As customary, the starry-eyed do-gooder gets shocked when colleagues reveal themselves as callous careerists, then disappointed at the unappreciative turnout at parent-teacher night, but soon moves to jettison the curriculum (because it’s just not relevant). True to form, next come the school dance and the class excursion, all building to 11th-hour suspense about surmounting obstructionist bureaucracy to seek triumphal validation of her innovative methods. Introducing daily journaling, she allows the students to voice their own stories (or, at least, the words chosen for this script from their 1999 publication The Freedom Writers Diary). Dramatizing these with lightning vignettes of street gunfights, drive-by shootings, and homegrown violence, abuse, and murder, the film has a chance to open the narrative to their ground- level view of their lives conducted like warfare, of gang members as “soldiers of the streets,” and of the injustices created by racial divisions (“It all comes down to what you look like”).
Swank’s good-natured performance and some distinctive dialogue from writer-director Richard LaGravenese notwithstanding, the script dissipates the passion and insights of the students by insistently hewing to its boilerplate account of another white crusader ministering to the underserved, and one who embodies the racial divide herself. When one Latina tells her “I hate white people,” Gruwell responds, “You don’t know me,” but the student administers the zinger: “I know what you can do.”
One thing she can’t do is help other teachers since, short of abandoning the ideal of public education altogether, her methods are unsustainable. Combination cheerleader, diversity manager, sensitivity trainer, hip-hop aficionado (even if she can’t pronounce “Tupac Shakur”), and Holocaust educator, she seeks only to provoke her students to engage with their shared humanity. Yet she perpetuates the fantasy that creativity means teachers using their own salaries to pay for materials and books, community support be damned. “Miss G” takes not one but two part-time jobs to subsidize the education system and in the process lets her marriage slide into divorce. In the film’s best scene, her husband (dimply Patrick Dempsey from Grey’s Anatomy) argues that her newfound obsession with the “potential” she seeks to develop in her students doesn’t transfer to their marriage because, he says, “I don’t have any potential.” She enters this scene announcing, “I drove the kids home.
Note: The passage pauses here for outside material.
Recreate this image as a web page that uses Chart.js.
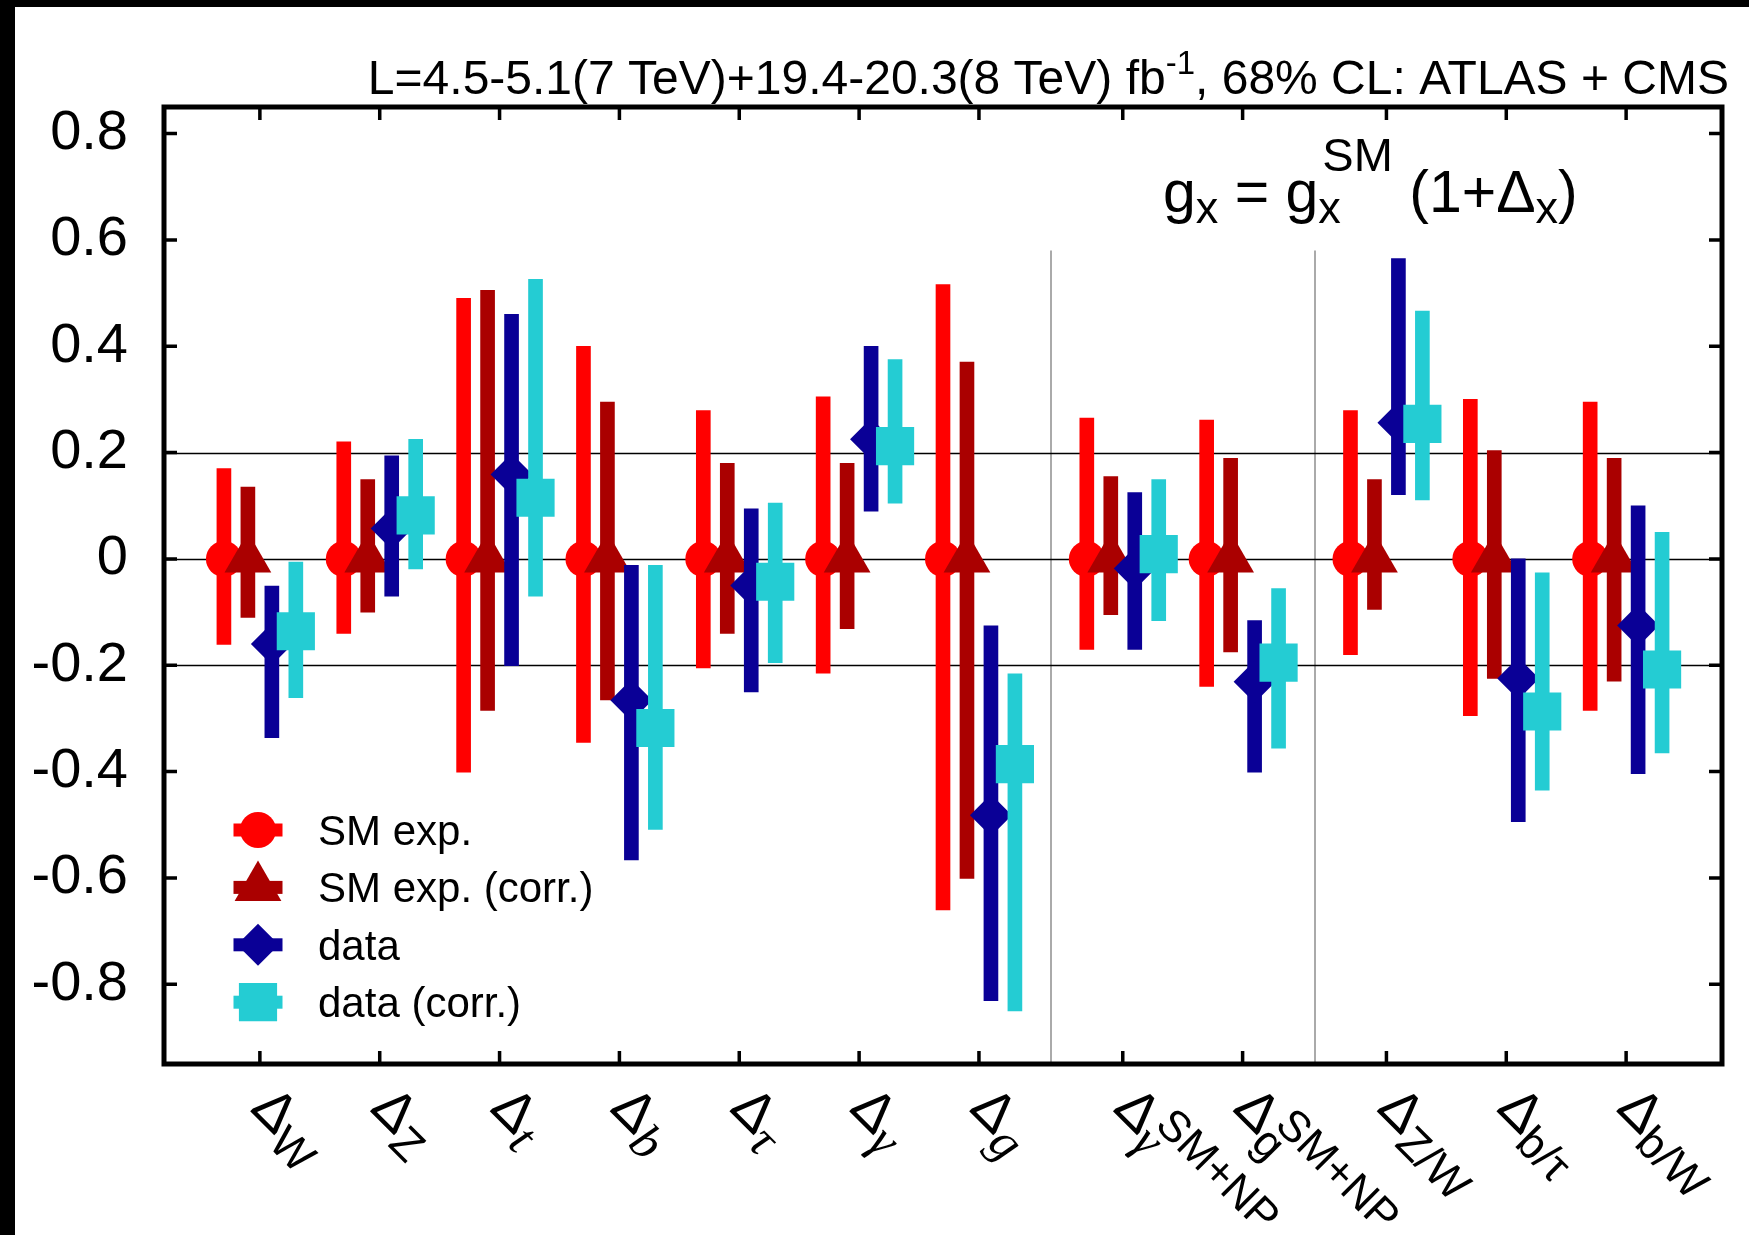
<!DOCTYPE html>
<html>
<head>
<meta charset="utf-8">
<title>Coupling ratios - ATLAS + CMS</title>
<script src="https://cdn.jsdelivr.net/npm/chart.js@4.4.1/dist/chart.umd.min.js"></script>
<style>
  html, body { margin: 0; padding: 0; background: #fff; }
  #wrap { position: relative; width: 1749px; height: 1235px; }
</style>
</head>
<body>
<div id="wrap"><canvas id="couplings" width="1749" height="1235"></canvas></div>
<script>
// Categories (Delta_x labels) and where they sit on the x axis
const categories = ['W', 'Z', 't', 'b', 'τ', 'γ', 'g', 'γ', 'g', 'Z/W', 'b/τ', 'b/W'];
const categorySup = ['', '', '', '', '', '', '', 'SM+NP', 'SM+NP', '', '', ''];
const categoryItalic = [false, false, true, true, true, true, true, true, false, false, false, false];
const categoryPos = [0, 1, 2, 3, 4, 5, 6, 7.2, 8.2, 9.4, 10.4, 11.4];
const groupSeparators = [6.6, 8.8];

// SM expected
const smExpCenter = [0, 0, 0, 0, 0, 0, 0, 0, 0, 0, 0, 0];
const smExpHigh = [0.170, 0.220, 0.490, 0.400, 0.279, 0.305, 0.516, 0.265, 0.261, 0.279, 0.300, 0.295];
const smExpLow = [-0.161, -0.140, -0.401, -0.345, -0.205, -0.215, -0.660, -0.170, -0.240, -0.180, -0.295, -0.285];

// SM expected (corr.)
const smCorrCenter = [0, 0, 0, 0, 0, 0, 0, 0, 0, 0, 0, 0];
const smCorrHigh = [0.135, 0.149, 0.505, 0.295, 0.180, 0.180, 0.370, 0.155, 0.189, 0.149, 0.204, 0.189];
const smCorrLow = [-0.110, -0.100, -0.285, -0.265, -0.140, -0.131, -0.601, -0.105, -0.175, -0.095, -0.225, -0.230];

// data
const dataCenter = [-0.160, 0.057, 0.159, -0.266, -0.050, 0.225, -0.482, -0.018, -0.231, 0.256, -0.225, -0.125];
const dataHigh = [-0.051, 0.194, 0.460, -0.012, 0.094, 0.400, -0.126, 0.125, -0.116, 0.565, 0.000, 0.100];
const dataLow = [-0.336, -0.070, -0.201, -0.566, -0.250, 0.090, -0.831, -0.170, -0.401, 0.121, -0.494, -0.404];

// data (corr.)
const dataCorrCenter = [-0.136, 0.082, 0.115, -0.318, -0.043, 0.212, -0.386, 0.009, -0.195, 0.254, -0.287, -0.208];
const dataCorrHigh = [-0.006, 0.225, 0.526, -0.012, 0.105, 0.375, -0.216, 0.149, -0.056, 0.466, -0.026, 0.050];
const dataCorrLow = [-0.261, -0.019, -0.070, -0.509, -0.195, 0.105, -0.850, -0.116, -0.356, 0.111, -0.435, -0.365];

const yTicks = [-0.8, -0.6, -0.4, -0.2, 0, 0.2, 0.4, 0.6, 0.8];
const yTickLabels = ['-0.8', '-0.6', '-0.4', '-0.2', '0', '0.2', '0.4', '0.6', '0.8'];
const refLines = [0.2, 0, -0.2];
const seriesNames = ['SM exp.', 'SM exp. (corr.)', 'data', 'data (corr.)'];

const titleMain = 'L=4.5-5.1(7 TeV)+19.4-20.3(8 TeV) fb';
const titleSup = '-1';
const titleTail = ', 68% CL: ATLAS + CMS';

const FONT = '"Liberation Sans", Arial, Helvetica, sans-serif';
const SERIF = '"Liberation Serif", "DejaVu Serif", serif';

const series = [
    { name: seriesNames[0], center: smExpCenter, low: smExpLow, high: smExpHigh, color: '#ff0000', offset: -0.3, style: 'circle', radius: 18 },
    { name: seriesNames[1], center: smCorrCenter, low: smCorrLow, high: smCorrHigh, color: '#aa0000', offset: -0.1, style: 'triangle', radius: 27 },
    { name: seriesNames[2], center: dataCenter, low: dataLow, high: dataHigh, color: '#0a0096', offset: 0.1, style: 'rectRot', radius: 21 },
    { name: seriesNames[3], center: dataCorrCenter, low: dataCorrLow, high: dataCorrHigh, color: '#24ccd3', offset: 0.3, style: 'rect', radius: 27 }
];

// error bars as floating bars, markers as scatter points
const datasets = [];
series.forEach((s, k) => {
    datasets.push({
        type: 'bar',
        label: s.name + ' error',
        data: categoryPos.map((p, i) => ({ x: p + s.offset, y: [s.low[i], s.high[i]] })),
        backgroundColor: s.color,
        borderWidth: 0,
        barThickness: 14,
        grouped: false,
        order: 20 - 2 * k
    });
    datasets.push({
        type: 'scatter',
        label: s.name,
        data: categoryPos.map((p, i) => ({ x: p + s.offset, y: s.center[i] })),
        pointStyle: s.style,
        pointRadius: s.radius,
        pointBackgroundColor: s.color,
        pointBorderColor: s.color,
        pointBorderWidth: 0,
        showLine: false,
        order: 19 - 2 * k
    });
});

function drawShape(ctx, style, r, cx, cy) {
    ctx.beginPath();
    if (style === 'circle') {
        ctx.arc(cx, cy, r, 0, Math.PI * 2);
    } else if (style === 'triangle') {
        const hw = r * Math.sin(2 * Math.PI / 3);
        ctx.moveTo(cx, cy - r);
        ctx.lineTo(cx + hw, cy + r / 2);
        ctx.lineTo(cx - hw, cy + r / 2);
    } else if (style === 'rectRot') {
        ctx.moveTo(cx - r, cy);
        ctx.lineTo(cx, cy - r);
        ctx.lineTo(cx + r, cy);
        ctx.lineTo(cx, cy + r);
    } else {
        const h = r * Math.SQRT1_2;
        ctx.rect(cx - h, cy - h, 2 * h, 2 * h);
    }
    ctx.closePath();
    ctx.fill();
}

// draws a row of text pieces; a piece may stack a subscript and a superscript
function drawRuns(ctx, x, y, runs) {
    runs.forEach(r => {
        const parts = r.stack || [r];
        let adv = 0;
        parts.forEach(p => {
            ctx.font = p.font;
            ctx.fillText(p.t, x + (p.dx || 0), y + (p.dy || 0));
            adv = Math.max(adv, ctx.measureText(p.t).width + (p.dx || 0));
        });
        x += adv;
    });
    return x;
}

function runsWidth(ctx, runs) {
    let w = 0;
    runs.forEach(r => {
        const parts = r.stack || [r];
        let adv = 0;
        parts.forEach(p => { ctx.font = p.font; adv = Math.max(adv, ctx.measureText(p.t).width + (p.dx || 0)); });
        w += adv;
    });
    return w;
}

const decorations = {
    id: 'decorations',
    beforeDraw(chart) {
        const ctx = chart.ctx;
        ctx.save();
        ctx.fillStyle = '#000';
        ctx.fillRect(0, 0, 15, chart.height);
        ctx.fillRect(0, 0, chart.width, 7);
        ctx.restore();
    },
    beforeDatasetsDraw(chart) {
        const { ctx, chartArea: a, scales: { x, y } } = chart;
        ctx.save();
        ctx.strokeStyle = '#aaaaaa';
        ctx.lineWidth = 2;
        groupSeparators.forEach(v => {
            const px = Math.round(x.getPixelForValue(v));
            ctx.beginPath();
            ctx.moveTo(px, y.getPixelForValue(0.58));
            ctx.lineTo(px, a.bottom);
            ctx.stroke();
        });
        ctx.strokeStyle = '#000';
        ctx.lineWidth = 1.6;
        refLines.forEach(v => {
            const py = Math.round(y.getPixelForValue(v)) + 0.5;
            ctx.beginPath();
            ctx.moveTo(a.left, py);
            ctx.lineTo(a.right, py);
            ctx.stroke();
        });
        ctx.restore();
    },
    afterDraw(chart) {
        const { ctx, chartArea: a, scales: { x, y } } = chart;
        ctx.save();

        // frame and inward ticks
        ctx.strokeStyle = '#000';
        ctx.lineWidth = 5;
        ctx.strokeRect(a.left, a.top, a.right - a.left, a.bottom - a.top);
        ctx.lineWidth = 3.5;
        ctx.beginPath();
        yTicks.forEach(v => {
            const py = y.getPixelForValue(v);
            ctx.moveTo(a.left, py); ctx.lineTo(a.left + 13, py);
            ctx.moveTo(a.right, py); ctx.lineTo(a.right - 13, py);
        });
        categoryPos.forEach(v => {
            const px = x.getPixelForValue(v);
            ctx.moveTo(px, a.top); ctx.lineTo(px, a.top + 13);
            ctx.moveTo(px, a.bottom); ctx.lineTo(px, a.bottom - 13);
        });
        ctx.stroke();

        ctx.fillStyle = '#000';
        ctx.textAlign = 'left';
        ctx.textBaseline = 'alphabetic';

        // rotated category labels
        categories.forEach((c, i) => {
            const px = x.getPixelForValue(categoryPos[i]);
            ctx.save();
            ctx.translate(px - 11, a.bottom + 46);
            ctx.rotate(Math.PI / 4);
            const sub = { t: c, font: categoryItalic[i] ? 'italic 50px ' + SERIF : '45px ' + FONT, dy: 12 };
            const runs = [{ t: 'Δ', font: '56px ' + FONT }];
            if (categorySup[i]) {
                runs.push({ stack: [sub, { t: categorySup[i], font: '44px ' + FONT, dy: -18, dx: 4 }] });
            } else {
                runs.push(sub);
            }
            drawRuns(ctx, 0, 0, runs);
            ctx.restore();
        });

        // legend
        const legX = a.left + 94;
        const legY0 = a.bottom - 234;
        series.forEach((s, k) => {
            const cy = legY0 + k * 57.4;
            ctx.fillStyle = s.color;
            ctx.fillRect(legX - 24.5, cy - 6.5, 49, 13);
            drawShape(ctx, s.style, s.radius, legX, cy);
            ctx.fillStyle = '#000';
            ctx.font = '42px ' + FONT;
            ctx.fillText(s.name, a.left + 154, cy + 15);
        });

        // title above the frame, right aligned
        const titleRuns = [
            { t: titleMain, font: '48px ' + FONT },
            { t: titleSup, font: '33px ' + FONT, dy: -20 },
            { t: titleTail, font: '48px ' + FONT }
        ];
        const tw = runsWidth(ctx, titleRuns);
        drawRuns(ctx, 1729 - tw, a.top - 13, titleRuns);

        // coupling definition
        const big = '59px ' + FONT, small = '45px ' + FONT;
        drawRuns(ctx, 1163, a.top + 105, [
            { t: 'g', font: big },
            { t: 'x', font: small, dy: 11 },
            { t: ' = g', font: big },
            { stack: [{ t: 'x', font: small, dy: 11 }, { t: 'SM', font: '47px ' + FONT, dy: -41, dx: 4 }] },
            { t: ' (1+Δ', font: big },
            { t: 'x', font: small, dy: 11 },
            { t: ')', font: big }
        ]);

        ctx.restore();
    }
};

new Chart(document.getElementById('couplings'), {
    type: 'bar',
    data: { datasets: datasets },
    options: {
        responsive: false,
        devicePixelRatio: 1,
        animation: false,
        events: [],
        layout: { padding: { left: 0, right: 16, top: 107, bottom: 171 } },
        plugins: {
            legend: { display: false },
            tooltip: { enabled: false },
            title: { display: false }
        },
        scales: {
            x: { type: 'linear', display: false, min: -0.8, max: 12.2, offset: false },
            y: {
                type: 'linear',
                min: -0.95,
                max: 0.85,
                afterBuildTicks: s => { s.ticks = yTicks.map(v => ({ value: v })); },
                afterFit: s => { s.width = 164; },
                grid: { display: false, drawTicks: false, tickLength: 0 },
                border: { display: false },
                ticks: {
                    color: '#000',
                    padding: 36,
                    font: { family: FONT, size: 56 },
                    callback: (v, i) => yTickLabels[i]
                }
            }
        }
    },
    plugins: [decorations]
});
</script>
</body>
</html>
I don’t want them to take buses.” (Presumably she stopped herself from doing their laundry and washing their floors too).
It’s up to the designated villain, Vera Drake’s Imelda Staunton, to ask the best question: should teaching the three ‘R’s be left to free spirits with their touchy-feely New Age classroom games? It’s also on her agenda to target union contracts as the obstacle to classroom creativity. Despite its compassion for kids born into situations they didn’t make and the dog-eat-dog struggles happening on their doorsteps, the movie keeps mum when it comes to the real culprits—the brutal economic outlook for underclass members plus the systematic crippling of public education via underfunding. The untoward sympathy for the heroine plays badly next to its scant concern for the students’ need to support themselves in dead-end McJobs, nor is there much sign of behavioral pitfalls like drug and alcohol abuse (or even cursing). While a decade too old, these teenagers are decently individualized, but bland out in their transformation from cynical time-servers to wide-eyed softies.
Like its heroine, the movie begs for acceptance, grasping and manipulating heartstrings, sometimes achieving a flashing effectiveness even as it pulls itself out of shape, unpredictably veering between the teacher’s viewpoint and students narrating from their journals. Next to the direct journaling in Kirby Dick’s Chain Camera, composed of video footage made by Angeleno teens, Freedom Writers seems sentimentalized and wedded to outmoded technology. While Jim Denault’s rough-and-ready camerawork and contrasty color give a convincingly parched look to the proceedings here, this movie needs a more abrupt and decisive form, and the story deserves a more forceful criticism than this cult-like presentation. There’s no question that a forceful teacher can change a student’s life, but it rarely works positively for every individual. You don’t have to be Mr. Chips to know that making education stick takes an entire social system, not just one willful teacher, no matter how well-meaning.